GIVEN DATA »
-- Start --
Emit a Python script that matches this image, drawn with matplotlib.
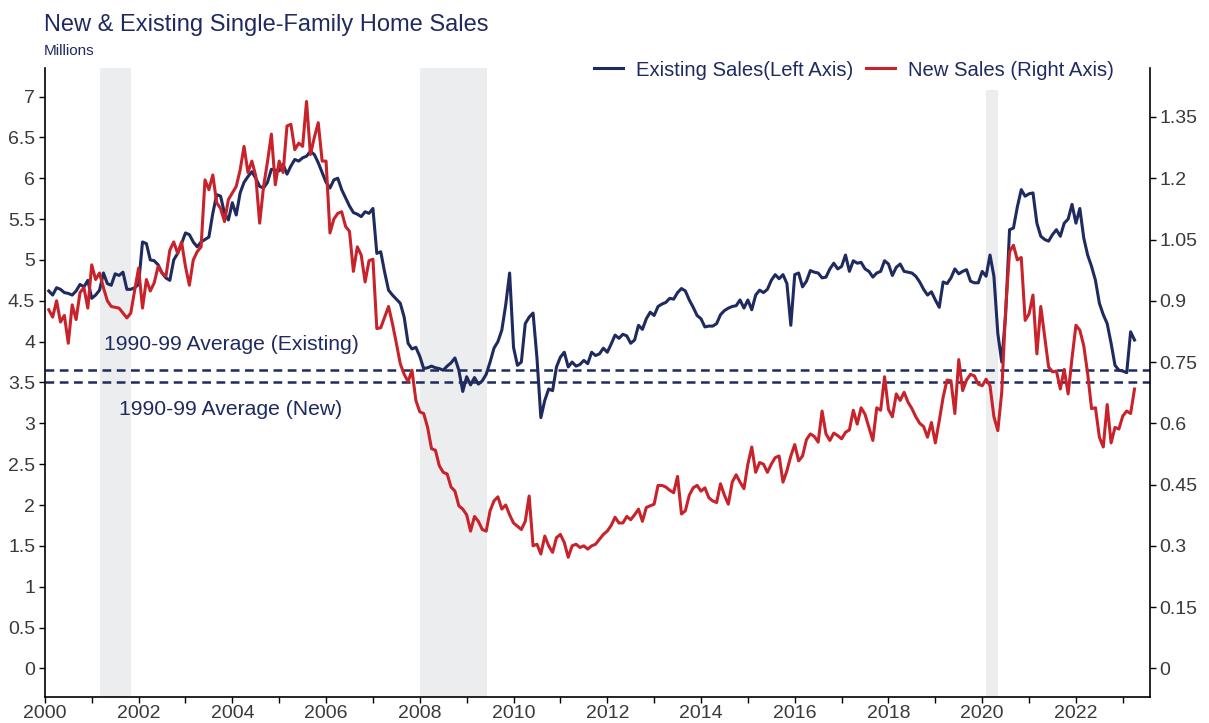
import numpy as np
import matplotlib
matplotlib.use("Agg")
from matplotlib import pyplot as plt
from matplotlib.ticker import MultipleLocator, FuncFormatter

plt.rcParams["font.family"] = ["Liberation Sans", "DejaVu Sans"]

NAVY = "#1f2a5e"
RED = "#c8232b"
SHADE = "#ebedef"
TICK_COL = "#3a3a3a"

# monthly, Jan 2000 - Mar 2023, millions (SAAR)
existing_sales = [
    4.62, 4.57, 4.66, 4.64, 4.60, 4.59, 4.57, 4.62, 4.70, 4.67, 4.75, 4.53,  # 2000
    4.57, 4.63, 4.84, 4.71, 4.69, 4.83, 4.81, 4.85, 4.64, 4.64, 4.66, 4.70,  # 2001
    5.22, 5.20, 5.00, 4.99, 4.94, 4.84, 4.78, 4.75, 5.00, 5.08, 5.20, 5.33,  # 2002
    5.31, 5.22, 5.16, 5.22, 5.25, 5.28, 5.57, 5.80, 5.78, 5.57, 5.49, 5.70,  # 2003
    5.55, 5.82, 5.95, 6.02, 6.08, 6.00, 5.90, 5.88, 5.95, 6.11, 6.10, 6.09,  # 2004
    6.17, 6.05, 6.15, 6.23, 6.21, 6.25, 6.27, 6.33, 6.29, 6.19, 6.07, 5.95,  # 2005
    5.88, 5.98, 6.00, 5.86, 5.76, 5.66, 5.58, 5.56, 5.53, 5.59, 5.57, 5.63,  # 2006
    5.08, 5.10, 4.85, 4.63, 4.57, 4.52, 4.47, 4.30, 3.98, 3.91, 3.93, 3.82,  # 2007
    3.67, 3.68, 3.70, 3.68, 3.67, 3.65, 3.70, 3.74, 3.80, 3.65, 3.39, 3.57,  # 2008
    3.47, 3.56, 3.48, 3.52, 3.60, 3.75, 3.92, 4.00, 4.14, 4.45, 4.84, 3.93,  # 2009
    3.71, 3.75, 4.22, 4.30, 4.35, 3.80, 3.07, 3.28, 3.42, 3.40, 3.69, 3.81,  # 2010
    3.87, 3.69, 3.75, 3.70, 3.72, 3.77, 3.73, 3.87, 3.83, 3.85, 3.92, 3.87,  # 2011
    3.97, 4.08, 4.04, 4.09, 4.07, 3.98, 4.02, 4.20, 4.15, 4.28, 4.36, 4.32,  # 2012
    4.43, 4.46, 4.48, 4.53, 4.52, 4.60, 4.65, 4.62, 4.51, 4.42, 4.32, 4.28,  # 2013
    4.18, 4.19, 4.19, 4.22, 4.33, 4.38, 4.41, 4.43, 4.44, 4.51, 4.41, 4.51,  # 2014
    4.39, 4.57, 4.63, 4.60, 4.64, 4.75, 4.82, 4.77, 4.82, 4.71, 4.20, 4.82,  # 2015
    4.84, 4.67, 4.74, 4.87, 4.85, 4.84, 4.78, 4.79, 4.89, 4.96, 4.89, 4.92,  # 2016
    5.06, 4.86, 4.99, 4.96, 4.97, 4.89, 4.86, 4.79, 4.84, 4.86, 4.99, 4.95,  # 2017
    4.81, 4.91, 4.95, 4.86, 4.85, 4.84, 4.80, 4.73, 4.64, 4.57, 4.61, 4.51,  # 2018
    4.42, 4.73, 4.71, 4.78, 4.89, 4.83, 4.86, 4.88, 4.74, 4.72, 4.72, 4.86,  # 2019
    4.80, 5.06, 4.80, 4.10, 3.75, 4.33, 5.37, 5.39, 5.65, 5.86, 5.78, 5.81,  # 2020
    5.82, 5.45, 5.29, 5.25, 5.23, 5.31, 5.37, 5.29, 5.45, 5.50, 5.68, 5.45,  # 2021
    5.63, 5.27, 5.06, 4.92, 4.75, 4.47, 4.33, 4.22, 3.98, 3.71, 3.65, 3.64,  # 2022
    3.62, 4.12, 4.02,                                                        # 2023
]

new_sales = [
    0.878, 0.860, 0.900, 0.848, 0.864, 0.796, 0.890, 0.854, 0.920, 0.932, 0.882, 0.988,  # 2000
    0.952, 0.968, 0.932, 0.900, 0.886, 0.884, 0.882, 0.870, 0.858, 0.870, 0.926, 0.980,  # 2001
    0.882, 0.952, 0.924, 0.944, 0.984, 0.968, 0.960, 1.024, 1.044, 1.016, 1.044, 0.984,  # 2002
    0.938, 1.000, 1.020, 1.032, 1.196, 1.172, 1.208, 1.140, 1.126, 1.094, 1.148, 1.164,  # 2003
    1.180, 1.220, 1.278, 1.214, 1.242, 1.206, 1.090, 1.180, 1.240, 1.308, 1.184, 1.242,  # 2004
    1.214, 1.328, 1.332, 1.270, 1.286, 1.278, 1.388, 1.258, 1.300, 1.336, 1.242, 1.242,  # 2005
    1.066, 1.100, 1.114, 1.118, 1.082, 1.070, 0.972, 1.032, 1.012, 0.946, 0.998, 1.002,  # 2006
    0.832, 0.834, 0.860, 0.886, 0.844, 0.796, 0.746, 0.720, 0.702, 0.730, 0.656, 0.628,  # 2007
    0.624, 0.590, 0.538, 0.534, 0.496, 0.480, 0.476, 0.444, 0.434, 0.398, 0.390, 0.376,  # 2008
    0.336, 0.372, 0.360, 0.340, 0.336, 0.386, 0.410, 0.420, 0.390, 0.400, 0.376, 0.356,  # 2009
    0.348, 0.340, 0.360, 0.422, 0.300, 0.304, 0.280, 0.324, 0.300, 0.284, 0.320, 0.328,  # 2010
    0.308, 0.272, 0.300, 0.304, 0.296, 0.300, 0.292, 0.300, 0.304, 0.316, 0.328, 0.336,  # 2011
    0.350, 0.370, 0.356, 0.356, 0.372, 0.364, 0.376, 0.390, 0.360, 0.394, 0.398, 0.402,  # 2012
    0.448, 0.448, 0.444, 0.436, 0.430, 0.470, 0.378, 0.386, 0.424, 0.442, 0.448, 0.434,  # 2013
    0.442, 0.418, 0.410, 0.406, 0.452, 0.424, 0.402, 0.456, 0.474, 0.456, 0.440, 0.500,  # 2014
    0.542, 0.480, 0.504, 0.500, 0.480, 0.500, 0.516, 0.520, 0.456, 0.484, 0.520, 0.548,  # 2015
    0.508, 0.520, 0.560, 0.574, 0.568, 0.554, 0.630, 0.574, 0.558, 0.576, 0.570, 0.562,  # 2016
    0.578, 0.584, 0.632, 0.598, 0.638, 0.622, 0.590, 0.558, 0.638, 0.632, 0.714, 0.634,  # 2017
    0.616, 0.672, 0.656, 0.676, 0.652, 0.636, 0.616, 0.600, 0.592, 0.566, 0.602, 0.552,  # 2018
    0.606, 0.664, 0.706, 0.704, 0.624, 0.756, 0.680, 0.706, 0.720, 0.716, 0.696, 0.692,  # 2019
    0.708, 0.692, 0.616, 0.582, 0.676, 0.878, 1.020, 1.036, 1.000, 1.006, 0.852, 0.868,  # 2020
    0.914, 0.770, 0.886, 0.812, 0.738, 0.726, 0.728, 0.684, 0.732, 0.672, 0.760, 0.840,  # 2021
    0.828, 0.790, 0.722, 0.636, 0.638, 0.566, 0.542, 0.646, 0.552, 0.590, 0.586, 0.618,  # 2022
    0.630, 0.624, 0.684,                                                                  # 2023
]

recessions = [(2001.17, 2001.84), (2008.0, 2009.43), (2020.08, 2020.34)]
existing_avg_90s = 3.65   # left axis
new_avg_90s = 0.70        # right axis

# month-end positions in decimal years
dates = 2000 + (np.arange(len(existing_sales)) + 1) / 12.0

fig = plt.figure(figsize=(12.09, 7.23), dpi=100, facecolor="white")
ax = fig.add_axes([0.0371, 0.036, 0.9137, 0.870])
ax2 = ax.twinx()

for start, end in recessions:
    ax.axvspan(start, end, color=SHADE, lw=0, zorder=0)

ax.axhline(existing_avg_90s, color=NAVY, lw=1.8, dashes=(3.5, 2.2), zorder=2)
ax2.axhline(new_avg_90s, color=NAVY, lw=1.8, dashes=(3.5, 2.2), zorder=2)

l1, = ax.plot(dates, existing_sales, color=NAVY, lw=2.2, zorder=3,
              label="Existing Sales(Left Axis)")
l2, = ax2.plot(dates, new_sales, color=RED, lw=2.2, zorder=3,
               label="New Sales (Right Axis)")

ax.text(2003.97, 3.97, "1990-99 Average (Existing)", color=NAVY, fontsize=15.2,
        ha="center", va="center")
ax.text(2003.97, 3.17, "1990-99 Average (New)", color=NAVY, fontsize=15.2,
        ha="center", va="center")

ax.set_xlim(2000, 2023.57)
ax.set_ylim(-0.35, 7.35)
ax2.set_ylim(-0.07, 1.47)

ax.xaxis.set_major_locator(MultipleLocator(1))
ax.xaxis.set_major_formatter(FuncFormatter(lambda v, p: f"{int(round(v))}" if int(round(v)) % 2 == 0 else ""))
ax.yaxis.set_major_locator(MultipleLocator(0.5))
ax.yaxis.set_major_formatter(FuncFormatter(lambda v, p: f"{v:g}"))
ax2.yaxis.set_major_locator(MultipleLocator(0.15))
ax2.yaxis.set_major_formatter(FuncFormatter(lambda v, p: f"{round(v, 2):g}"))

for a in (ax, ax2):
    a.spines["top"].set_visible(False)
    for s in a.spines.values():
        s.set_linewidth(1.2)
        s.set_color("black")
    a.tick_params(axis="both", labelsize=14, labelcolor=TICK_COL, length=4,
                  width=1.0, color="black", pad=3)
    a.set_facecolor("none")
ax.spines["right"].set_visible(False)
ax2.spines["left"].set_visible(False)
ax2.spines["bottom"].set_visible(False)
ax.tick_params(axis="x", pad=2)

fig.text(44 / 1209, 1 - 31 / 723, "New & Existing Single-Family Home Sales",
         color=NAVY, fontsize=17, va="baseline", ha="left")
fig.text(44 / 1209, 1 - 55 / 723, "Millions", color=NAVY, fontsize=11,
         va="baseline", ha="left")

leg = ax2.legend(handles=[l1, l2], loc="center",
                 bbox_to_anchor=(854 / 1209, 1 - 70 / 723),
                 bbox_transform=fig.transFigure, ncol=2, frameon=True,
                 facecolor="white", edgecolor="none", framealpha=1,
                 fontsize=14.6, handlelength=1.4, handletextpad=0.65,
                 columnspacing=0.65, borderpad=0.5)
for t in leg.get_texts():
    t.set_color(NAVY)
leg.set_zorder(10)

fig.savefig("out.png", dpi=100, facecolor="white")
-- End --
EXERCISE »
Find the lines holding "matplotlib" and list every one.

WRITTEN RESPONSE »
Emit a Python script that matches this image, drawn with matplotlib.
import matplotlib
matplotlib.use("Agg")
from matplotlib import pyplot as plt
from matplotlib.ticker import MultipleLocator, FuncFormatter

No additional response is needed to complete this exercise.